→ **PROVIDED DATA**
━━━━━━━━━━━━━━━━━━━━

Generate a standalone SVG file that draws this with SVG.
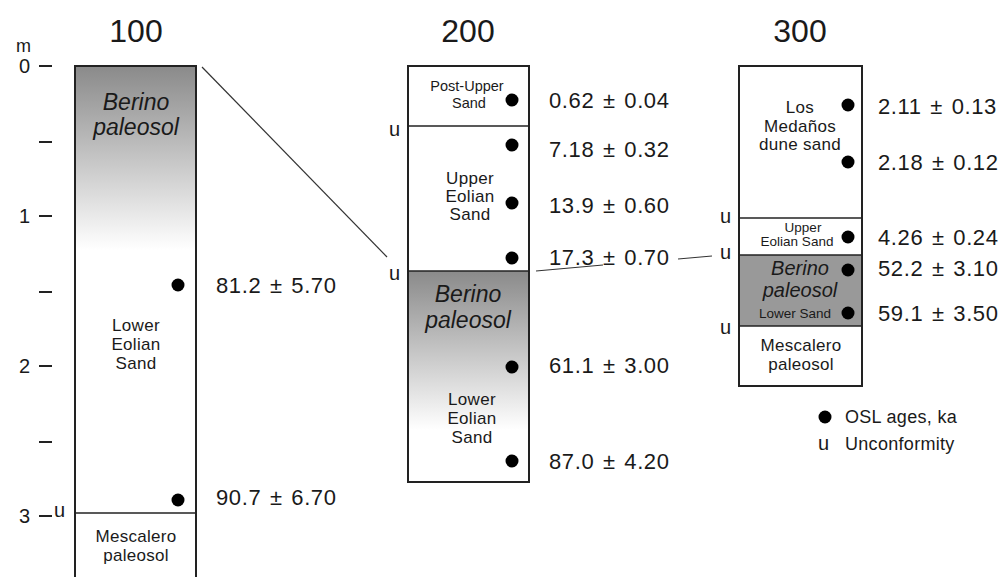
<svg xmlns="http://www.w3.org/2000/svg" width="1005" height="577" viewBox="0 0 1005 577">
<defs>
<linearGradient id="g100" x1="0" y1="66" x2="0" y2="250" gradientUnits="userSpaceOnUse">
<stop offset="0" stop-color="#8a8a8a"/><stop offset="1" stop-color="#ffffff"/>
</linearGradient>
<linearGradient id="g200" x1="0" y1="271" x2="0" y2="430" gradientUnits="userSpaceOnUse">
<stop offset="0" stop-color="#8a8a8a"/><stop offset="1" stop-color="#ffffff"/>
</linearGradient>
<style>
text{font-family:"Liberation Sans",Arial,sans-serif;fill:#1a1a1a}
.t{font-size:32px;text-anchor:middle}
.ax{font-size:20px}
.age{font-size:22px;letter-spacing:0.6px;word-spacing:2px}
.ly{font-size:17px;text-anchor:middle;letter-spacing:0.3px}
.sm{font-size:13.5px;text-anchor:middle}
.it{font-size:23px;font-style:italic;text-anchor:middle}
.it3{font-size:20px;font-style:italic;text-anchor:middle}
.u{font-size:20px}
.lg{font-size:18px;letter-spacing:0.3px}
.box{fill:none;stroke:#222;stroke-width:2}
.div{stroke:#222;stroke-width:1.5}
.tick{stroke:#222;stroke-width:2}
.dot{fill:#000}
.con{stroke:#333;stroke-width:1.2;fill:none}
</style>
</defs>

<g id="axis">
<text class="ax" x="16" y="52" style="font-size:18px">m</text>
<text class="ax" x="19" y="73">0</text>
<text class="ax" x="19" y="223">1</text>
<text class="ax" x="19" y="373">2</text>
<text class="ax" x="19" y="523">3</text>
<line class="tick" x1="39" y1="66" x2="52" y2="66"/>
<line class="tick" x1="39" y1="142" x2="52" y2="142"/>
<line class="tick" x1="39" y1="216" x2="52" y2="216"/>
<line class="tick" x1="39" y1="292" x2="52" y2="292"/>
<line class="tick" x1="39" y1="366" x2="52" y2="366"/>
<line class="tick" x1="39" y1="442" x2="52" y2="442"/>
<line class="tick" x1="39" y1="516" x2="52" y2="516"/>
</g>

<g id="col100">
<text class="t" x="136" y="42">100</text>
<rect x="75" y="66" width="121" height="520" fill="url(#g100)" stroke="#222" stroke-width="2"/>
<line class="div" x1="75" y1="513" x2="196" y2="513"/>
<text class="it" x="136" y="110">Berino</text>
<text class="it" x="136" y="135">paleosol</text>
<text class="ly" x="136" y="331">Lower</text>
<text class="ly" x="136" y="350">Eolian</text>
<text class="ly" x="136" y="369">Sand</text>
<text class="ly" x="136" y="542">Mescalero</text>
<text class="ly" x="136" y="561">paleosol</text>
<text class="u" x="54" y="517">u</text>
<circle class="dot" cx="178" cy="285" r="6.5"/>
<circle class="dot" cx="178" cy="500" r="6.5"/>
<text class="age" x="216" y="293">81.2 ± 5.70</text>
<text class="age" x="216" y="505">90.7 ± 6.70</text>
</g>

<g id="col200">
<text class="t" x="468" y="42">200</text>
<rect x="408" y="271" width="121" height="211" fill="url(#g200)"/>
<rect class="box" x="408" y="66" width="121" height="416"/>
<line class="div" x1="408" y1="126" x2="529" y2="126"/>
<line class="div" x1="408" y1="271" x2="529" y2="271"/>
<text class="sm" x="467" y="91" style="font-size:14.5px">Post-Upper</text>
<text class="sm" x="469" y="108" style="font-size:14.5px">Sand</text>
<text class="ly" x="470" y="184">Upper</text>
<text class="ly" x="470" y="202">Eolian</text>
<text class="ly" x="470" y="220">Sand</text>
<text class="it" x="468" y="302">Berino</text>
<text class="it" x="468" y="328">paleosol</text>
<text class="ly" x="472" y="405">Lower</text>
<text class="ly" x="472" y="424">Eolian</text>
<text class="ly" x="472" y="443">Sand</text>
<text class="u" x="389" y="136">u</text>
<text class="u" x="389" y="280">u</text>
<circle class="dot" cx="512" cy="100" r="6.5"/>
<circle class="dot" cx="512" cy="145" r="6.5"/>
<circle class="dot" cx="512" cy="203" r="6.5"/>
<circle class="dot" cx="512" cy="258" r="6.5"/>
<circle class="dot" cx="512" cy="367" r="6.5"/>
<circle class="dot" cx="512" cy="461" r="6.5"/>
<text class="age" x="549" y="108">0.62 ± 0.04</text>
<text class="age" x="549" y="157">7.18 ± 0.32</text>
<text class="age" x="549" y="213">13.9 ± 0.60</text>
<text class="age" x="549" y="265">17.3 ± 0.70</text>
<text class="age" x="549" y="373">61.1 ± 3.00</text>
<text class="age" x="549" y="469">87.0 ± 4.20</text>
</g>

<g id="col300">
<text class="t" x="800" y="42">300</text>
<rect x="739" y="255" width="123" height="71" fill="#999999"/>
<rect class="box" x="739" y="66" width="123" height="320"/>
<line class="div" x1="739" y1="218" x2="862" y2="218"/>
<line class="div" x1="739" y1="255" x2="862" y2="255"/>
<line class="div" x1="739" y1="326" x2="862" y2="326"/>
<text class="ly" x="800" y="113">Los</text>
<text class="ly" x="800" y="132">Medaños</text>
<text class="ly" x="800" y="150">dune sand</text>
<text class="sm" x="803" y="232">Upper</text>
<text class="sm" x="797" y="246">Eolian Sand</text>
<text class="it3" x="800" y="275">Berino</text>
<text class="it3" x="800" y="297">paleosol</text>
<text class="sm" x="795" y="318">Lower Sand</text>
<text class="ly" x="801" y="351">Mescalero</text>
<text class="ly" x="801" y="370">paleosol</text>
<text class="u" x="720" y="223">u</text>
<text class="u" x="720" y="259">u</text>
<text class="u" x="720" y="334">u</text>
<circle class="dot" cx="848" cy="105" r="6.5"/>
<circle class="dot" cx="848" cy="162" r="6.5"/>
<circle class="dot" cx="848" cy="237" r="6.5"/>
<circle class="dot" cx="848" cy="270" r="6.5"/>
<circle class="dot" cx="848" cy="313" r="6.5"/>
<text class="age" x="878" y="114">2.11 ± 0.13</text>
<text class="age" x="878" y="170">2.18 ± 0.12</text>
<text class="age" x="878" y="245">4.26 ± 0.24</text>
<text class="age" x="878" y="276">52.2 ± 3.10</text>
<text class="age" x="878" y="321">59.1 ± 3.50</text>
</g>

<g id="legend">
<circle class="dot" cx="825" cy="417" r="6.5"/>
<text class="lg" x="845" y="423">OSL ages, ka</text>
<text class="u" x="818" y="450">u</text>
<text class="lg" x="845" y="450">Unconformity</text>
</g>

<g id="connectors">
<line class="con" x1="202" y1="67" x2="387" y2="257"/>
<line class="con" x1="536" y1="271" x2="603" y2="265"/>
<line class="con" x1="678" y1="259" x2="712" y2="256"/>
</g>
</svg>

━━━━━━━━━━━━━━━━━━━━

→ **WORK INSTRUCTIONS**
All of the lines above should be printed exactly, minus the pictures.

→ **WRITTEN RESPONSE**
Generate a standalone SVG file that draws this with SVG.
<svg xmlns="http://www.w3.org/2000/svg" width="1005" height="577" viewBox="0 0 1005 577">
<defs>
<linearGradient id="g100" x1="0" y1="66" x2="0" y2="250" gradientUnits="userSpaceOnUse">
<stop offset="0" stop-color="#8a8a8a"/><stop offset="1" stop-color="#ffffff"/>
</linearGradient>
<linearGradient id="g200" x1="0" y1="271" x2="0" y2="430" gradientUnits="userSpaceOnUse">
<stop offset="0" stop-color="#8a8a8a"/><stop offset="1" stop-color="#ffffff"/>
</linearGradient>
<style>
text{font-family:"Liberation Sans",Arial,sans-serif;fill:#1a1a1a}
.t{font-size:32px;text-anchor:middle}
.ax{font-size:20px}
.age{font-size:22px;letter-spacing:0.6px;word-spacing:2px}
.ly{font-size:17px;text-anchor:middle;letter-spacing:0.3px}
.sm{font-size:13.5px;text-anchor:middle}
.it{font-size:23px;font-style:italic;text-anchor:middle}
.it3{font-size:20px;font-style:italic;text-anchor:middle}
.u{font-size:20px}
.lg{font-size:18px;letter-spacing:0.3px}
.box{fill:none;stroke:#222;stroke-width:2}
.div{stroke:#222;stroke-width:1.5}
.tick{stroke:#222;stroke-width:2}
.dot{fill:#000}
.con{stroke:#333;stroke-width:1.2;fill:none}
</style>
</defs>

<g id="axis">
<text class="ax" x="16" y="52" style="font-size:18px">m</text>
<text class="ax" x="19" y="73">0</text>
<text class="ax" x="19" y="223">1</text>
<text class="ax" x="19" y="373">2</text>
<text class="ax" x="19" y="523">3</text>
<line class="tick" x1="39" y1="66" x2="52" y2="66"/>
<line class="tick" x1="39" y1="142" x2="52" y2="142"/>
<line class="tick" x1="39" y1="216" x2="52" y2="216"/>
<line class="tick" x1="39" y1="292" x2="52" y2="292"/>
<line class="tick" x1="39" y1="366" x2="52" y2="366"/>
<line class="tick" x1="39" y1="442" x2="52" y2="442"/>
<line class="tick" x1="39" y1="516" x2="52" y2="516"/>
</g>

<g id="col100">
<text class="t" x="136" y="42">100</text>
<rect x="75" y="66" width="121" height="520" fill="url(#g100)" stroke="#222" stroke-width="2"/>
<line class="div" x1="75" y1="513" x2="196" y2="513"/>
<text class="it" x="136" y="110">Berino</text>
<text class="it" x="136" y="135">paleosol</text>
<text class="ly" x="136" y="331">Lower</text>
<text class="ly" x="136" y="350">Eolian</text>
<text class="ly" x="136" y="369">Sand</text>
<text class="ly" x="136" y="542">Mescalero</text>
<text class="ly" x="136" y="561">paleosol</text>
<text class="u" x="54" y="517">u</text>
<circle class="dot" cx="178" cy="285" r="6.5"/>
<circle class="dot" cx="178" cy="500" r="6.5"/>
<text class="age" x="216" y="293">81.2 ± 5.70</text>
<text class="age" x="216" y="505">90.7 ± 6.70</text>
</g>

<g id="col200">
<text class="t" x="468" y="42">200</text>
<rect x="408" y="271" width="121" height="211" fill="url(#g200)"/>
<rect class="box" x="408" y="66" width="121" height="416"/>
<line class="div" x1="408" y1="126" x2="529" y2="126"/>
<line class="div" x1="408" y1="271" x2="529" y2="271"/>
<text class="sm" x="467" y="91" style="font-size:14.5px">Post-Upper</text>
<text class="sm" x="469" y="108" style="font-size:14.5px">Sand</text>
<text class="ly" x="470" y="184">Upper</text>
<text class="ly" x="470" y="202">Eolian</text>
<text class="ly" x="470" y="220">Sand</text>
<text class="it" x="468" y="302">Berino</text>
<text class="it" x="468" y="328">paleosol</text>
<text class="ly" x="472" y="405">Lower</text>
<text class="ly" x="472" y="424">Eolian</text>
<text class="ly" x="472" y="443">Sand</text>
<text class="u" x="389" y="136">u</text>
<text class="u" x="389" y="280">u</text>
<circle class="dot" cx="512" cy="100" r="6.5"/>
<circle class="dot" cx="512" cy="145" r="6.5"/>
<circle class="dot" cx="512" cy="203" r="6.5"/>
<circle class="dot" cx="512" cy="258" r="6.5"/>
<circle class="dot" cx="512" cy="367" r="6.5"/>
<circle class="dot" cx="512" cy="461" r="6.5"/>
<text class="age" x="549" y="108">0.62 ± 0.04</text>
<text class="age" x="549" y="157">7.18 ± 0.32</text>
<text class="age" x="549" y="213">13.9 ± 0.60</text>
<text class="age" x="549" y="265">17.3 ± 0.70</text>
<text class="age" x="549" y="373">61.1 ± 3.00</text>
<text class="age" x="549" y="469">87.0 ± 4.20</text>
</g>

<g id="col300">
<text class="t" x="800" y="42">300</text>
<rect x="739" y="255" width="123" height="71" fill="#999999"/>
<rect class="box" x="739" y="66" width="123" height="320"/>
<line class="div" x1="739" y1="218" x2="862" y2="218"/>
<line class="div" x1="739" y1="255" x2="862" y2="255"/>
<line class="div" x1="739" y1="326" x2="862" y2="326"/>
<text class="ly" x="800" y="113">Los</text>
<text class="ly" x="800" y="132">Medaños</text>
<text class="ly" x="800" y="150">dune sand</text>
<text class="sm" x="803" y="232">Upper</text>
<text class="sm" x="797" y="246">Eolian Sand</text>
<text class="it3" x="800" y="275">Berino</text>
<text class="it3" x="800" y="297">paleosol</text>
<text class="sm" x="795" y="318">Lower Sand</text>
<text class="ly" x="801" y="351">Mescalero</text>
<text class="ly" x="801" y="370">paleosol</text>
<text class="u" x="720" y="223">u</text>
<text class="u" x="720" y="259">u</text>
<text class="u" x="720" y="334">u</text>
<circle class="dot" cx="848" cy="105" r="6.5"/>
<circle class="dot" cx="848" cy="162" r="6.5"/>
<circle class="dot" cx="848" cy="237" r="6.5"/>
<circle class="dot" cx="848" cy="270" r="6.5"/>
<circle class="dot" cx="848" cy="313" r="6.5"/>
<text class="age" x="878" y="114">2.11 ± 0.13</text>
<text class="age" x="878" y="170">2.18 ± 0.12</text>
<text class="age" x="878" y="245">4.26 ± 0.24</text>
<text class="age" x="878" y="276">52.2 ± 3.10</text>
<text class="age" x="878" y="321">59.1 ± 3.50</text>
</g>

<g id="legend">
<circle class="dot" cx="825" cy="417" r="6.5"/>
<text class="lg" x="845" y="423">OSL ages, ka</text>
<text class="u" x="818" y="450">u</text>
<text class="lg" x="845" y="450">Unconformity</text>
</g>

<g id="connectors">
<line class="con" x1="202" y1="67" x2="387" y2="257"/>
<line class="con" x1="536" y1="271" x2="603" y2="265"/>
<line class="con" x1="678" y1="259" x2="712" y2="256"/>
</g>
</svg>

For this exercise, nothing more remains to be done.